Istana Lama Seri Menanti Istana Lama Seri Menanti

Seri Menanti lies in a tranquil area amidst green stretches of paddy fields and rows of hills as its sentry. The breathtaking panorama of the area became a reason of its being made a place to live and an administrative centre of the Kings of Negeri Sembilan of yesteryear. Magnificent palaces with their intricate carvings were built here as the residence for the Yang di-Pertuans.

One of the palaces which still remains intact to this day is the Istana Lama Seri Menanti. Being lavishly unique and picturesque, the palace is also known as the icon of the Negeri Sembilan royal family. The splendid palace stays rock-solid while witnessing the waves of development and harbouring the secret past. Despite the rapid development which takes place, its originality persist as a palace which symbolises the Malay culture, magnificence and is enthralling.

The name ‘Seri Menanti' is said to have been derived from the finding of three stalks of paddy that grew in the area , known as Padi Menanti or semangat padi yang menanti (the spirit of awaiting paddy). In the Javanese language, paddy means ‘Seri', thus the name change to Seri Menanti. It was said that Istana Seri Menanti was built on the site where the three stalks of paddy were found.

The original plan for this four-storey palace was designed by two Malay craftsmen named Kahar and Taib. Kahar was conferred the title of Dato' Panglima Sultan by Tuanku Muhammad for his services rendered. The re-detailing of the plan was later undertaken by Mr Woodford, the Chief Draughtsman from the Seremban Public Works Department, and was approved in November 1902 by the State Engineer and the British Resident.

Istana Seri Menanti was built to replace Istana Pulih, which had been burnt to the grounds by British soldiers in their pursuit of Yamtuan Antah during the war of Bukit Putus. The construction of the palace began in 1902 and was completed in 1908. The cost for its construction was $45,000. The opening ceremony of the palace was officiated by DYMM Yang di-Pertuan Muhammad ibni Almarhum Yamtuan Antah.

The Yang di-Pertuan Besar desired a palace that reflected its Minangkabau roots, not only in terms of its architectural design but also with regards to the symbolic aspects of family, education, traditional arts, and others.

The design of the palace is very interesting indeed.
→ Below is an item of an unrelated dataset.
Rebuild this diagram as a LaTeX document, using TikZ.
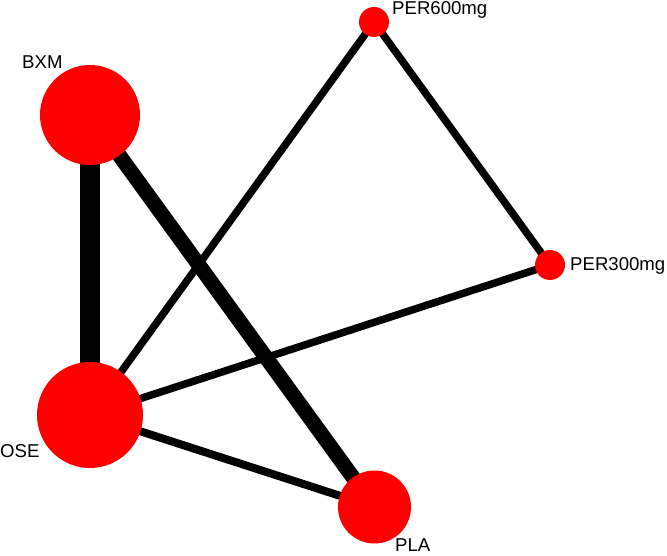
\documentclass[tikz,border=0pt]{standalone}
\usepackage{fontspec}
\setmainfont{Liberation Sans}
\usetikzlibrary{backgrounds}
\begin{document}
\begin{tikzpicture}[x=1pt,y=-1pt,
  trt/.style={circle,fill=red,draw=none,inner sep=0pt},
  lbl/.style={font=\fontsize{18.6}{18.6}\selectfont,anchor=base west,inner sep=0pt},
  edge/.style={draw=black,line cap=butt}]
\useasboundingbox (0,0) rectangle (667,556);
\node[trt,minimum size=100pt] (BXM) at (90,115) {};
\node[trt,minimum size=106pt] (OSE) at (90,415) {};
\node[trt,minimum size=73pt] (PLA) at (374.5,507) {};
\node[trt,minimum size=30pt] (P600) at (374,22) {};
\node[trt,minimum size=30pt] (P300) at (550,265) {};
\begin{scope}[on background layer]
\draw[edge,line width=20pt] (BXM.center) -- (OSE.center);
\draw[edge,line width=15pt] (BXM.center) -- (PLA.center);
\draw[edge,line width=7.5pt] (OSE.center) -- (P600.center);
\draw[edge,line width=7.5pt] (OSE.center) -- (P300.center);
\draw[edge,line width=8pt] (OSE.center) -- (PLA.center);
\draw[edge,line width=7.5pt] (P600.center) -- (P300.center);
\end{scope}
\node[lbl] (tBXM) at (22,69) {BXM};
\node[lbl] (tOSE) at (0,457) {OSE};
\node[lbl] (tPLA) at (395,551) {PLA};
\node[lbl] (tP600) at (392,15) {PER600mg};
\node[lbl] (tP300) at (570,271) {PER300mg};
\end{tikzpicture}
\end{document}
It has four floors with each floor having special rooms. The first floor of the palace situates four rooms and a 160-foot long verandah. Meanwhile, the second floor has three rooms for the royal family. The third and fourth floors locates a room each. The third floor of the palace was reserved for Yamtuan Muhamad's private rooms. The fourth floor served as the royal treasury repository.

According to Datuk Besar Meon, no iron nails were used in the construction of the palace. It was made of wood from the pole up to the roof with the structures held together by wooden pegs called pasak.

The palace has columns measuring 19.9 metres (65 feet) high with four central pillars measuring 51.8 metres (170 feet) in height, as one straight piece. The columns are embellished with intricate carvings and motifs.

These four continuous central pillars of the palace were made of Penak wood. The wood was sourced from Bukit Pergai in Jelebu and transported to Seri Menanti by bullock carts. Three bullock carts were required to transport each of the 170-foot pillars.

There 99 pillars that buttressed the palace represent the 99 juak-juak hulubalang (warriors) of the various clans in Negeri Sembilan. According to history, the warriors held a pillar each during the construction of the palace. The four central pillars, on the other hand, signify the four palace chieftains (Orang Empat Istana).

The palace is also elevated at the wings and front with the central part consisting of three split-levels. Parts of the palace are also embellished with interesting and high quality carvings. The carvings of the various motifs reflect the skills of the Malay craftsmen in drawing inspiration from nature. They also signify the richness of the Malay culture.

Among the carving designs found in the palace are wave-like forms, drifting clouds, mangosteen hilus, semantung flower, mountains and others. This shows a strong influence of nature in the carving designs of the Malay craftsmen and demonstrates their sensitivity towards the surroundings. Every piece of carving inside the palace hall and balcony reflects the richness of the Malay ethics and fine courtesy in the old days.